In ogni caso, come per ogni altro nostro brano, esso esprime musicalmente ciò che racconta il testo: le liriche sono molto oscure, anche se vi è contenuto un barlume di speranza… del resto la musica celtica, anche quando è allegra perché magari parla di Leprecauni ha sempre in sé una componente malinconica, perché il folk celtico ha spesso origine in luoghi e tempi oscuri, nei quali però non mancava mai la speranza di uscire dalle situazioni negative (penso alle carestie e alle guerre che purtroppo si sono susseguite nel passato).
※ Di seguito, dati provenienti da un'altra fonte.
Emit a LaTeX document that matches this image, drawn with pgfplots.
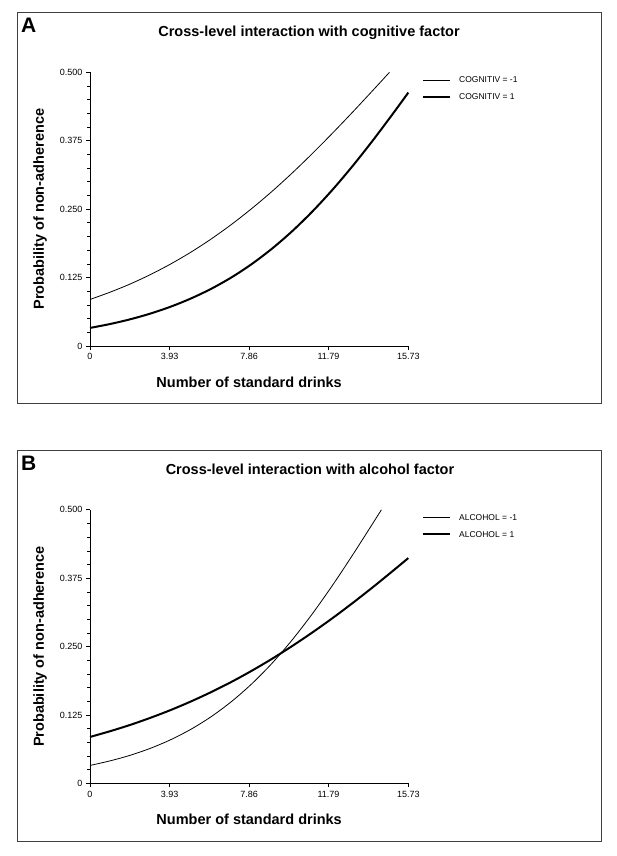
\documentclass[border=0pt]{standalone}
\usepackage{fontspec}
\setmainfont{Liberation Sans}
\usepackage{pgfplots}
\pgfplotsset{compat=1.18}
\pgfplotsset{
  panel/.style={
    scale only axis, width=318.3pt, height=273.7pt, anchor=south west,
    axis lines=left, axis line style={-, line width=0.8pt},
    xmin=0, xmax=15.73, ymin=0, ymax=0.5,
    xtick={0,3.93,7.86,11.79,15.73}, xticklabels={0,3.93,7.86,11.79,15.73},
    ytick={0,0.125,0.25,0.375,0.5}, yticklabels={0,0.125,0.250,0.375,0.500},
    minor x tick num=4, minor y tick num=4,
    tick align=outside, major tick length=4pt, minor tick length=3pt,
    tick style={black, line width=0.7pt},
    tick label style={font=\fontsize{9}{10}\selectfont},
    /pgf/number format/assume math mode=true,
    xlabel={Number of standard drinks}, ylabel={Probability of non-adherence},
    every axis x label/.style={at={(axis description cs:0.5,-0.1315)}, anchor=center,
      font=\fontsize{14.5}{16}\selectfont\bfseries},
    every axis y label/.style={at={(axis description cs:-0.157,0.5)}, anchor=center, rotate=90,
      font=\fontsize{14.5}{16}\selectfont\bfseries},
    clip=false,
  },
  thinline/.style={black, line width=0.8pt, no marks, smooth},
  thickline/.style={black, line width=2pt, no marks, smooth},
}
\begin{document}
\begin{tikzpicture}[x=1pt, y=1pt]
\path[use as bounding box] (0,0) rectangle (616,856);

% panel A
\draw[black!75, line width=1pt] (17,452) rectangle (601,843);
\node[anchor=base west, font=\fontsize{21}{24}\selectfont\bfseries, inner sep=0pt] at (21,823) {A};
\node[anchor=base, font=\fontsize{14.5}{16}\selectfont\bfseries, inner sep=0pt] at (309,819) {Cross-level interaction with cognitive factor};
\begin{axis}[panel, at={(90pt,510pt)}]
\addplot[thinline] coordinates {(0,0.0850) (1,0.0984) (2,0.1135) (3,0.1307) (4,0.1501) (5,0.1717) (6,0.1958) (7,0.2223) (8,0.2513) (9,0.2826) (10,0.3163) (11,0.3520) (12,0.3894) (13,0.4281) (14,0.4678) (14.8,0.5000)};
\addplot[thickline] coordinates {(0,0.0330) (1,0.0402) (2,0.0489) (3,0.0594) (4,0.0720) (5,0.0870) (6,0.1047) (7,0.1255) (8,0.1499) (9,0.1780) (10,0.2100) (11,0.2461) (12,0.2861) (13,0.3298) (14,0.3766) (15,0.4259) (15.73,0.4629)};
\end{axis}
\draw[black, line width=0.8pt] (423,776) -- (450,776);
\draw[black, line width=2pt] (423,759) -- (450,759);
\node[anchor=west, font=\fontsize{8.5}{10}\selectfont, inner sep=0pt] at (459,776) {COGNITIV = -1};
\node[anchor=west, font=\fontsize{8.5}{10}\selectfont, inner sep=0pt] at (459,759) {COGNITIV = 1};

% panel B
\draw[black!75, line width=1pt] (17,14.5) rectangle (601,405.5);
\node[anchor=base west, font=\fontsize{21}{24}\selectfont\bfseries, inner sep=0pt] at (21,385.5) {B};
\node[anchor=base, font=\fontsize{14.5}{16}\selectfont\bfseries, inner sep=0pt] at (310,381.5) {Cross-level interaction with alcohol factor};
\begin{axis}[panel, at={(90pt,72.5pt)}]
\addplot[thinline] coordinates {(0,0.0330) (1,0.0414) (2,0.0517) (3,0.0645) (4,0.0802) (5,0.0993) (6,0.1224) (7,0.1499) (8,0.1823) (9,0.2198) (10,0.2627) (11,0.3106) (12,0.3629) (13,0.4187) (14,0.4766) (14.4,0.5000)};
\addplot[thickline] coordinates {(0,0.0850) (1,0.0956) (2,0.1072) (3,0.1202) (4,0.1344) (5,0.1501) (6,0.1672) (7,0.1858) (8,0.2061) (9,0.2279) (10,0.2513) (11,0.2762) (12,0.3025) (13,0.3303) (14,0.3593) (15,0.3894) (15.73,0.4118)};
\end{axis}
\draw[black, line width=0.8pt] (423,338.5) -- (450,338.5);
\draw[black, line width=2pt] (423,321.5) -- (450,321.5);
\node[anchor=west, font=\fontsize{8.5}{10}\selectfont, inner sep=0pt] at (459,338.5) {ALCOHOL = -1};
\node[anchor=west, font=\fontsize{8.5}{10}\selectfont, inner sep=0pt] at (459,321.5) {ALCOHOL = 1};
\end{tikzpicture}
\end{document}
Questa è, a mio parere, la magia di queste melodie.
ULTIMA DOMANDA: NEL 2014 AVETE VINTO UN PREMIO COME ‘MIGLIOR LIVE ACT NAZIONALE’ DELL’ANNO, ALLA TELEVISIONE SVIZZERA. È STATA UNA SORPRESA? PENSI SIGNIFICHI CHE LA MUSICA METAL SIA STATA SDOGANATA DAI MEDIA DEL TUO PAESE?
– Oh merda (ride, ndr)… Guarda non saprei, ma ti posso dire che che ci stiamo facendo dei soldi! No, scherzo… da un lato è qualcosa di cui andare fieri etc., dall’altro di fatto non significa assolutamente nulla… A cosa serve? Però ecco, se anche per noi come band questo riconoscimento non ha grande significato, resta importante per la musica e la comunità metal. In Svizzera i media si interessano solo all’hip-hop, all’r’n’b e roba del genere, quindi è stato bello avere un’occasione per alzare il medio verso tutto questo e dire ‘Ciao a tutti, suoniamo metal e siamo qui!’.